AVAILABLE DATA:
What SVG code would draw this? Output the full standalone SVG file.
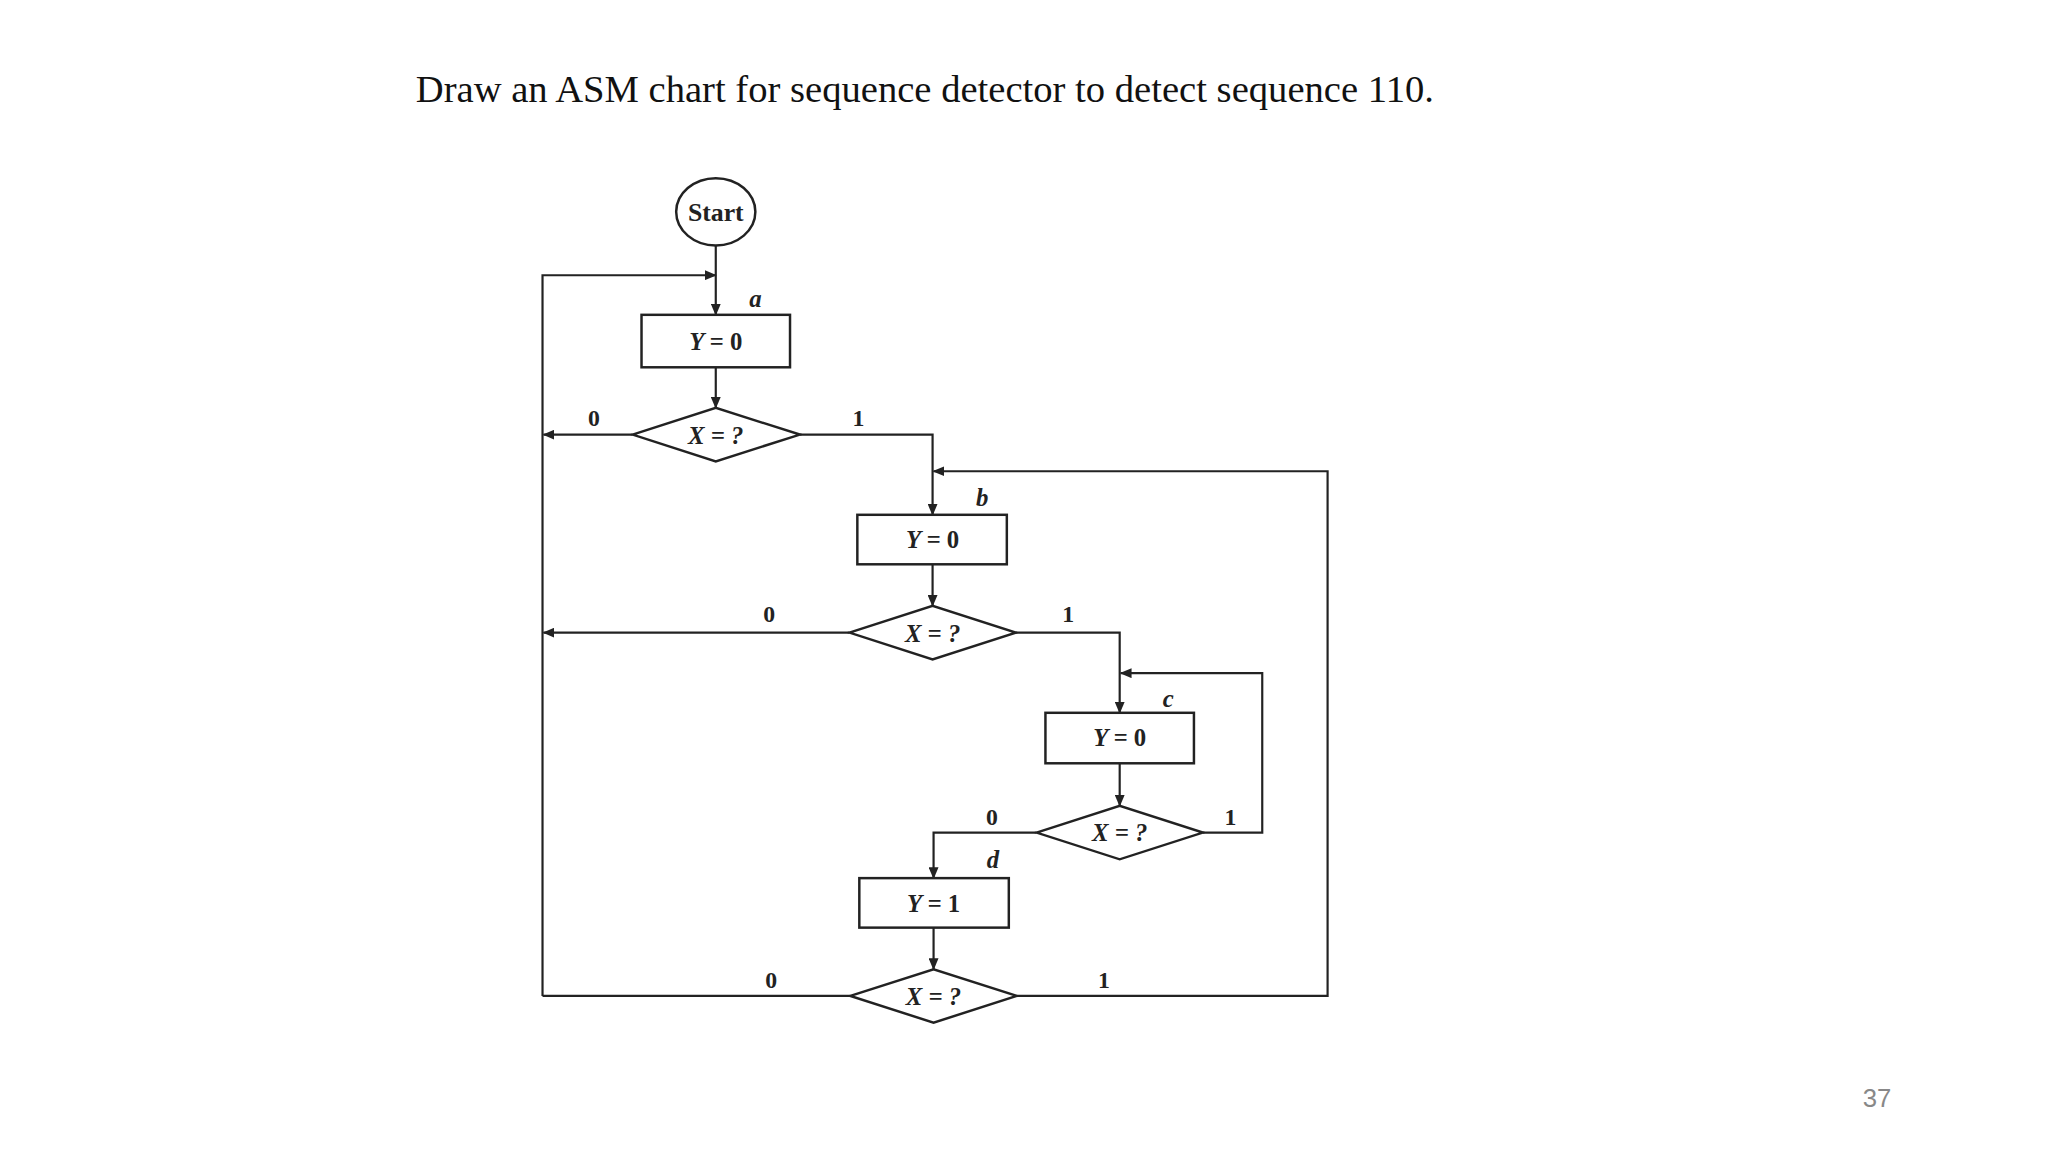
<svg xmlns="http://www.w3.org/2000/svg" width="2048" height="1152" viewBox="0 0 2048 1152">
<defs>
<marker id="ah" markerWidth="12" markerHeight="10" refX="11" refY="5" orient="auto" markerUnits="userSpaceOnUse"><path d="M0,0 L12,5 L0,10 Z" fill="#222"/></marker>
<style>
.s{fill:#fff;stroke:#222;stroke-width:2.5}
.c{fill:none;stroke:#222;stroke-width:2.2}
.t{font-family:"Liberation Serif",serif;font-size:26px;font-weight:bold;fill:#222;text-anchor:middle}
.l{font-family:"Liberation Serif",serif;font-size:25px;font-weight:bold;font-style:italic;fill:#222;text-anchor:middle}
.n{font-family:"Liberation Serif",serif;font-size:24px;font-weight:bold;fill:#222;text-anchor:middle}
</style>
</defs>
<rect width="2048" height="1152" fill="#fff"/>
<g transform="scale(0.99)">
<text x="420" y="103" font-family="Liberation Serif,serif" font-size="39" fill="#111">Draw an ASM chart for sequence detector to detect sequence 110.</text>
<g id="connectors">
<path class="c" d="M723,248 V318" marker-end="url(#ah)"/>
<path class="c" d="M548,1006 V278 H723" marker-end="url(#ah)"/>
<path class="c" d="M723,371 V412" marker-end="url(#ah)"/>
<path class="c" d="M639,439 H549" marker-end="url(#ah)"/>
<path class="c" d="M808,439 H942 V520" marker-end="url(#ah)"/>
<path class="c" d="M1027,1006 H1341 V476 H943" marker-end="url(#ah)"/>
<path class="c" d="M942,570 V612" marker-end="url(#ah)"/>
<path class="c" d="M858,639 H549" marker-end="url(#ah)"/>
<path class="c" d="M1026,639 H1131 V720" marker-end="url(#ah)"/>
<path class="c" d="M1131,771 V814" marker-end="url(#ah)"/>
<path class="c" d="M1215,841 H1275 V680 H1132" marker-end="url(#ah)"/>
<path class="c" d="M1047,841 H943 V887" marker-end="url(#ah)"/>
<path class="c" d="M943,937 V979" marker-end="url(#ah)"/>
<path class="c" d="M859,1006 H548"/>
</g>
<g id="start"><ellipse class="s" cx="723" cy="214" rx="40" ry="34"/><text class="t" x="723" y="223">Start</text></g>
<g id="stateA"><rect class="s" x="648" y="318" width="150" height="53"/><text class="l" x="723" y="354">Y = <tspan font-style="normal">0</tspan></text><text class="l" x="763" y="310">a</text></g>
<g id="decA"><path class="s" d="M639,439 L723,412 L808,439 L723,466 Z"/><text class="l" x="723" y="448">X = ?</text><text class="n" x="600" y="430">0</text><text class="n" x="867" y="430">1</text></g>
<g id="stateB"><rect class="s" x="866" y="520" width="151" height="50"/><text class="l" x="942" y="554">Y = <tspan font-style="normal">0</tspan></text><text class="l" x="992" y="511">b</text></g>
<g id="decB"><path class="s" d="M858,639 L942,612 L1026,639 L942,666 Z"/><text class="l" x="942" y="648">X = ?</text><text class="n" x="777" y="628">0</text><text class="n" x="1079" y="628">1</text></g>
<g id="stateC"><rect class="s" x="1056" y="720" width="150" height="51"/><text class="l" x="1131" y="754">Y = <tspan font-style="normal">0</tspan></text><text class="l" x="1180" y="714">c</text></g>
<g id="decC"><path class="s" d="M1047,841 L1131,814 L1215,841 L1131,868 Z"/><text class="l" x="1131" y="850">X = ?</text><text class="n" x="1002" y="833">0</text><text class="n" x="1243" y="833">1</text></g>
<g id="stateD"><rect class="s" x="868" y="887" width="151" height="50"/><text class="l" x="943" y="921">Y = <tspan font-style="normal">1</tspan></text><text class="l" x="1003" y="877">d</text></g>
<g id="decD"><path class="s" d="M859,1006 L943,979 L1027,1006 L943,1033 Z"/><text class="l" x="943" y="1015">X = ?</text><text class="n" x="779" y="998">0</text><text class="n" x="1115" y="998">1</text></g>
<text x="1896" y="1118" font-family="Liberation Sans,sans-serif" font-size="26" fill="#888" text-anchor="middle">37</text>
</g>
</svg>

AIM: Copy out the whole listing exactly, and don't carry over any pictures.

WORKED ANSWER:
What SVG code would draw this? Output the full standalone SVG file.
<svg xmlns="http://www.w3.org/2000/svg" width="2048" height="1152" viewBox="0 0 2048 1152">
<defs>
<marker id="ah" markerWidth="12" markerHeight="10" refX="11" refY="5" orient="auto" markerUnits="userSpaceOnUse"><path d="M0,0 L12,5 L0,10 Z" fill="#222"/></marker>
<style>
.s{fill:#fff;stroke:#222;stroke-width:2.5}
.c{fill:none;stroke:#222;stroke-width:2.2}
.t{font-family:"Liberation Serif",serif;font-size:26px;font-weight:bold;fill:#222;text-anchor:middle}
.l{font-family:"Liberation Serif",serif;font-size:25px;font-weight:bold;font-style:italic;fill:#222;text-anchor:middle}
.n{font-family:"Liberation Serif",serif;font-size:24px;font-weight:bold;fill:#222;text-anchor:middle}
</style>
</defs>
<rect width="2048" height="1152" fill="#fff"/>
<g transform="scale(0.99)">
<text x="420" y="103" font-family="Liberation Serif,serif" font-size="39" fill="#111">Draw an ASM chart for sequence detector to detect sequence 110.</text>
<g id="connectors">
<path class="c" d="M723,248 V318" marker-end="url(#ah)"/>
<path class="c" d="M548,1006 V278 H723" marker-end="url(#ah)"/>
<path class="c" d="M723,371 V412" marker-end="url(#ah)"/>
<path class="c" d="M639,439 H549" marker-end="url(#ah)"/>
<path class="c" d="M808,439 H942 V520" marker-end="url(#ah)"/>
<path class="c" d="M1027,1006 H1341 V476 H943" marker-end="url(#ah)"/>
<path class="c" d="M942,570 V612" marker-end="url(#ah)"/>
<path class="c" d="M858,639 H549" marker-end="url(#ah)"/>
<path class="c" d="M1026,639 H1131 V720" marker-end="url(#ah)"/>
<path class="c" d="M1131,771 V814" marker-end="url(#ah)"/>
<path class="c" d="M1215,841 H1275 V680 H1132" marker-end="url(#ah)"/>
<path class="c" d="M1047,841 H943 V887" marker-end="url(#ah)"/>
<path class="c" d="M943,937 V979" marker-end="url(#ah)"/>
<path class="c" d="M859,1006 H548"/>
</g>
<g id="start"><ellipse class="s" cx="723" cy="214" rx="40" ry="34"/><text class="t" x="723" y="223">Start</text></g>
<g id="stateA"><rect class="s" x="648" y="318" width="150" height="53"/><text class="l" x="723" y="354">Y = <tspan font-style="normal">0</tspan></text><text class="l" x="763" y="310">a</text></g>
<g id="decA"><path class="s" d="M639,439 L723,412 L808,439 L723,466 Z"/><text class="l" x="723" y="448">X = ?</text><text class="n" x="600" y="430">0</text><text class="n" x="867" y="430">1</text></g>
<g id="stateB"><rect class="s" x="866" y="520" width="151" height="50"/><text class="l" x="942" y="554">Y = <tspan font-style="normal">0</tspan></text><text class="l" x="992" y="511">b</text></g>
<g id="decB"><path class="s" d="M858,639 L942,612 L1026,639 L942,666 Z"/><text class="l" x="942" y="648">X = ?</text><text class="n" x="777" y="628">0</text><text class="n" x="1079" y="628">1</text></g>
<g id="stateC"><rect class="s" x="1056" y="720" width="150" height="51"/><text class="l" x="1131" y="754">Y = <tspan font-style="normal">0</tspan></text><text class="l" x="1180" y="714">c</text></g>
<g id="decC"><path class="s" d="M1047,841 L1131,814 L1215,841 L1131,868 Z"/><text class="l" x="1131" y="850">X = ?</text><text class="n" x="1002" y="833">0</text><text class="n" x="1243" y="833">1</text></g>
<g id="stateD"><rect class="s" x="868" y="887" width="151" height="50"/><text class="l" x="943" y="921">Y = <tspan font-style="normal">1</tspan></text><text class="l" x="1003" y="877">d</text></g>
<g id="decD"><path class="s" d="M859,1006 L943,979 L1027,1006 L943,1033 Z"/><text class="l" x="943" y="1015">X = ?</text><text class="n" x="779" y="998">0</text><text class="n" x="1115" y="998">1</text></g>
<text x="1896" y="1118" font-family="Liberation Sans,sans-serif" font-size="26" fill="#888" text-anchor="middle">37</text>
</g>
</svg>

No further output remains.